— Task instructions —
Give back exactly the lines from the start of the listing to the line containing "from matplotlib.transforms import Transform", inclusive, and nothing beyond them.

— Material provided —
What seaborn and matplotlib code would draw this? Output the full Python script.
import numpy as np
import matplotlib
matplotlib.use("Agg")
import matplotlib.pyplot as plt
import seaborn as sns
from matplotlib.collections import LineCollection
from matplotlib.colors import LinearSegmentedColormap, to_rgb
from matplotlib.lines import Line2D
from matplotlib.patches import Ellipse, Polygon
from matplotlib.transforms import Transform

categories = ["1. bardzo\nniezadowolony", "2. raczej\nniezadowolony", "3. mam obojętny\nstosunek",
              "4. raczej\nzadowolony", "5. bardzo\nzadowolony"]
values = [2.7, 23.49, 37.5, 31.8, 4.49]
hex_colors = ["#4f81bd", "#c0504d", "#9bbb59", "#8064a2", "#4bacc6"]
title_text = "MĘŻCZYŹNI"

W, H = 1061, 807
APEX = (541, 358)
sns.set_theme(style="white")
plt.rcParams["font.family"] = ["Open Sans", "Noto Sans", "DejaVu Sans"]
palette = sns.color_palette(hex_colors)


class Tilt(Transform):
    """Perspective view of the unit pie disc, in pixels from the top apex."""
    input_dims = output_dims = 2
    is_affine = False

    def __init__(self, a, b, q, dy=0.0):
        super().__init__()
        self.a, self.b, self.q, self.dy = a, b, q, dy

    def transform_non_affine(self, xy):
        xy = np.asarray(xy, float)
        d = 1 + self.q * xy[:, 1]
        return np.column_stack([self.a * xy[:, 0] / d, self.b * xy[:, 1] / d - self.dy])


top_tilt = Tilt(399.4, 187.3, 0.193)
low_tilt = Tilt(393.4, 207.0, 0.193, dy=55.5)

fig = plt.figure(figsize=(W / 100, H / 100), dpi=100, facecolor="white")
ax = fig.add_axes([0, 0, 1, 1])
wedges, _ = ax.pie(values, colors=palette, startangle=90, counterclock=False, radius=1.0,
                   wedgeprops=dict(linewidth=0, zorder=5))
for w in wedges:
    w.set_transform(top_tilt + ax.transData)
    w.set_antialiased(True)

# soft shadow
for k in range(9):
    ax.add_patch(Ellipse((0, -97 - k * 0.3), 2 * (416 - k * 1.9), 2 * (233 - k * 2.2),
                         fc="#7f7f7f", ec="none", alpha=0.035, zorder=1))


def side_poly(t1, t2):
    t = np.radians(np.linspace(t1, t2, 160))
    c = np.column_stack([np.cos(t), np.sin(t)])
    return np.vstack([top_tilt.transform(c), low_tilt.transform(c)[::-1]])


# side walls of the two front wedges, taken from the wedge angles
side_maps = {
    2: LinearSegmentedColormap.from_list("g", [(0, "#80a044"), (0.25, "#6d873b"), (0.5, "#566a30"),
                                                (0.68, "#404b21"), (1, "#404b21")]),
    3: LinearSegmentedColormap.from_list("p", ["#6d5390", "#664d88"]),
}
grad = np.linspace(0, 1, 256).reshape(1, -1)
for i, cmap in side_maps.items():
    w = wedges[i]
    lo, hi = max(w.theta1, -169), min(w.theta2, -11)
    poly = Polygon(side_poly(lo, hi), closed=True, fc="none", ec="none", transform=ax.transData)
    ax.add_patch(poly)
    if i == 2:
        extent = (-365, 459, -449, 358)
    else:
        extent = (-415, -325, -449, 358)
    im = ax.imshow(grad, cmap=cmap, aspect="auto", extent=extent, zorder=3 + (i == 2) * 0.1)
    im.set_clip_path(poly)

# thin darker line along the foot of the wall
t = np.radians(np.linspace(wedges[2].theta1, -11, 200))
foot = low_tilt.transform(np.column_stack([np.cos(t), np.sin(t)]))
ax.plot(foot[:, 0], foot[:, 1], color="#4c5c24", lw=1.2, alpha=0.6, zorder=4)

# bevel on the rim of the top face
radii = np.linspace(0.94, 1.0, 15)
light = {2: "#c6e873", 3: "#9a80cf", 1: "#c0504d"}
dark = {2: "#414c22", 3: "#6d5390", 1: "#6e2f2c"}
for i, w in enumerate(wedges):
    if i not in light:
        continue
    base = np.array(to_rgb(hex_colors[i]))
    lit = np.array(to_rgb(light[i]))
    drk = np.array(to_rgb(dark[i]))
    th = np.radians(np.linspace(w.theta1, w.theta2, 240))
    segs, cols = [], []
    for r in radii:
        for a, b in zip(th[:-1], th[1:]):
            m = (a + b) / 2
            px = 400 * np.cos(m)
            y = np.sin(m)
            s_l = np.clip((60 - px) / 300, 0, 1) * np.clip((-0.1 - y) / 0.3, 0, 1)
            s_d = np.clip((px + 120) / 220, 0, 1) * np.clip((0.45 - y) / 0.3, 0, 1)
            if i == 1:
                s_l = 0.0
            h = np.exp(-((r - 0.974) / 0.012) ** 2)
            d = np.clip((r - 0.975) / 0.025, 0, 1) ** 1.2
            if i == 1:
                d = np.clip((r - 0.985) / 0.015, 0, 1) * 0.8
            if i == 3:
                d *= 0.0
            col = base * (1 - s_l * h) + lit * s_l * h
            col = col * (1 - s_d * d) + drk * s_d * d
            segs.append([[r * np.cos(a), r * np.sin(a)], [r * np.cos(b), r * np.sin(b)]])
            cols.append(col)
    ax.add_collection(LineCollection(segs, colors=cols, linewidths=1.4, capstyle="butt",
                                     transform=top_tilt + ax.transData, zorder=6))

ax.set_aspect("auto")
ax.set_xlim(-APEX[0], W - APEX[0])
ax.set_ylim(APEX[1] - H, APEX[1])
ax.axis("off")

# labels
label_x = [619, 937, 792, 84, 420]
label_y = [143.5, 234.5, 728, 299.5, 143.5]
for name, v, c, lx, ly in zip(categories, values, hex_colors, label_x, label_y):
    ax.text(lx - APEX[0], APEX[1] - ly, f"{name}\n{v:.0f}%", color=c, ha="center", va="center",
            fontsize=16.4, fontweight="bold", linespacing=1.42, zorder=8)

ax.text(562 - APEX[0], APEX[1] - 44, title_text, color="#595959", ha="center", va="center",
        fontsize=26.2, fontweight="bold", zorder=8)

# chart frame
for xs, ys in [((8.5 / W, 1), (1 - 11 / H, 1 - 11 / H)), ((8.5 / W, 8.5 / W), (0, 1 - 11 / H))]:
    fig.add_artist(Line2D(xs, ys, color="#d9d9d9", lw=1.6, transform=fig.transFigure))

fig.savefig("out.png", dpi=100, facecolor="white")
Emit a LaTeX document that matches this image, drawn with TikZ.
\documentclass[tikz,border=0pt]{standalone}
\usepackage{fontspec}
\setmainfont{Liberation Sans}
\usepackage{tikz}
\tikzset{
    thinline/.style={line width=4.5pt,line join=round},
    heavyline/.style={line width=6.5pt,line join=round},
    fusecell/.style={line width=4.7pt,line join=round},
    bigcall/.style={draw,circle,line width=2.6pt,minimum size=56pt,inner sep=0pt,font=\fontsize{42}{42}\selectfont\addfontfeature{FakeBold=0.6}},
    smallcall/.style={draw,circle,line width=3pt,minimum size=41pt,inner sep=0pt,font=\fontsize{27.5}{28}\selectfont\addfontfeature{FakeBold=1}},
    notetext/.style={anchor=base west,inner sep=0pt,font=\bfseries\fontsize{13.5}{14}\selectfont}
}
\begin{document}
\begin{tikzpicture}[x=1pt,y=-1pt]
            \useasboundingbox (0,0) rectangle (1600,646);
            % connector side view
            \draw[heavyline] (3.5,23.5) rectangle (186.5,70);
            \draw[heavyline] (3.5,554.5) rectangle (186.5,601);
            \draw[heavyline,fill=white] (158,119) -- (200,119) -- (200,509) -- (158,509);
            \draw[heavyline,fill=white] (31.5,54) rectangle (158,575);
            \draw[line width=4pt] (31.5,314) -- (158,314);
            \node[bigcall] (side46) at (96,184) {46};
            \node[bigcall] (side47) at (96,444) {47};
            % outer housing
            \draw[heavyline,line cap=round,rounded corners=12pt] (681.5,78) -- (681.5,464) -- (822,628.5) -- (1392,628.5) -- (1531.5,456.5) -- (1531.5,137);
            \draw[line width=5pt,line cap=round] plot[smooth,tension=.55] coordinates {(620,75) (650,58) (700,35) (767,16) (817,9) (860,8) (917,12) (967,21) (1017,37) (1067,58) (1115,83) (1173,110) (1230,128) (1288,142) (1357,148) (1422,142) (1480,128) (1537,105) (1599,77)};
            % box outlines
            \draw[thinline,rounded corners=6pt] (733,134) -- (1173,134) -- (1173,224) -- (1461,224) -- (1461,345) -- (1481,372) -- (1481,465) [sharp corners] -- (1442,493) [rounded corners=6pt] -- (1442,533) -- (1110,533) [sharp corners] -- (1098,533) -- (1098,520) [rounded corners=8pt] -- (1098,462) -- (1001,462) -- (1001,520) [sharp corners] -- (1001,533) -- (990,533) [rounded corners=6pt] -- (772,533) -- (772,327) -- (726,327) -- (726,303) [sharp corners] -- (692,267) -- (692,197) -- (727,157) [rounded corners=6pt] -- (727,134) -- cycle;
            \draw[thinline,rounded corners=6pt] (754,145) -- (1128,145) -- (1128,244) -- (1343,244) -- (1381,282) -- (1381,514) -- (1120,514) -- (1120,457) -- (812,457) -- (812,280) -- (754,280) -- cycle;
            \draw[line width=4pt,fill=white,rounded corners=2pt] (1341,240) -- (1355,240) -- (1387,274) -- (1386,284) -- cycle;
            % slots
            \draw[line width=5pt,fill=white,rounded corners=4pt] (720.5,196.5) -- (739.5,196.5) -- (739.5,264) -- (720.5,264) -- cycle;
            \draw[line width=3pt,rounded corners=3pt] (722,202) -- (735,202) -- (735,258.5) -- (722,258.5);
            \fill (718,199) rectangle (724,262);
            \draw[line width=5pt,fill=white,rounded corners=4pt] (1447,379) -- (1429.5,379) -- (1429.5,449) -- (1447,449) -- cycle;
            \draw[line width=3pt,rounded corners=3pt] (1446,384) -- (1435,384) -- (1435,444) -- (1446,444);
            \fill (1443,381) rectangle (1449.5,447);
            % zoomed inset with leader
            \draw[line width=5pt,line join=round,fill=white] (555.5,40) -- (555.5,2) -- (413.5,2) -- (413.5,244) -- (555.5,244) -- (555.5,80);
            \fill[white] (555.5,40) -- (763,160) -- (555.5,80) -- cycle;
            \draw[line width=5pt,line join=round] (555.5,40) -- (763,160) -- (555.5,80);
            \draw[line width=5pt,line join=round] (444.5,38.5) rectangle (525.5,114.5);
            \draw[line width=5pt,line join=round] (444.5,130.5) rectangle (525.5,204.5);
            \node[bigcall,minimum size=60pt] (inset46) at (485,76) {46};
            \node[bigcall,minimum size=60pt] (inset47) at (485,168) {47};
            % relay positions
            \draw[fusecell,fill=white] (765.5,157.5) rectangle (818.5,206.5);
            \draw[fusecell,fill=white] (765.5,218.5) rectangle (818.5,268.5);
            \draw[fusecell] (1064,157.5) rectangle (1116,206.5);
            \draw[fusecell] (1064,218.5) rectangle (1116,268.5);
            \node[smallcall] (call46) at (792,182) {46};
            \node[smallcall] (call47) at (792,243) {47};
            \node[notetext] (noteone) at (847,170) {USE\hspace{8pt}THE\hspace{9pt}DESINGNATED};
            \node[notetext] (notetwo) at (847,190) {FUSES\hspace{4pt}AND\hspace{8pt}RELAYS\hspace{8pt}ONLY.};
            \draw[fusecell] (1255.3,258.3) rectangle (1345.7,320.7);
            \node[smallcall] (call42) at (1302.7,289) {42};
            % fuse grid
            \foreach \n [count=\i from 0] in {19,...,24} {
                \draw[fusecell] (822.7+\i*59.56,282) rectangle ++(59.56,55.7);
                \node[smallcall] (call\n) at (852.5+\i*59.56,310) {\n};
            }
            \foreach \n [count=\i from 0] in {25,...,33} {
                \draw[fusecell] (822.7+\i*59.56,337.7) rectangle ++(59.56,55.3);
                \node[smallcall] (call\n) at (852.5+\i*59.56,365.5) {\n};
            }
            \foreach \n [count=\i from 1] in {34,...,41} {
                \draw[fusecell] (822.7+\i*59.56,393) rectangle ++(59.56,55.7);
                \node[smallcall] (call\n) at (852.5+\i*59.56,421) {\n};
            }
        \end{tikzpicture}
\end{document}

— The result —
What seaborn and matplotlib code would draw this? Output the full Python script.
import numpy as np
import matplotlib
matplotlib.use("Agg")
import matplotlib.pyplot as plt
import seaborn as sns
from matplotlib.collections import LineCollection
from matplotlib.colors import LinearSegmentedColormap, to_rgb
from matplotlib.lines import Line2D
from matplotlib.patches import Ellipse, Polygon
from matplotlib.transforms import Transform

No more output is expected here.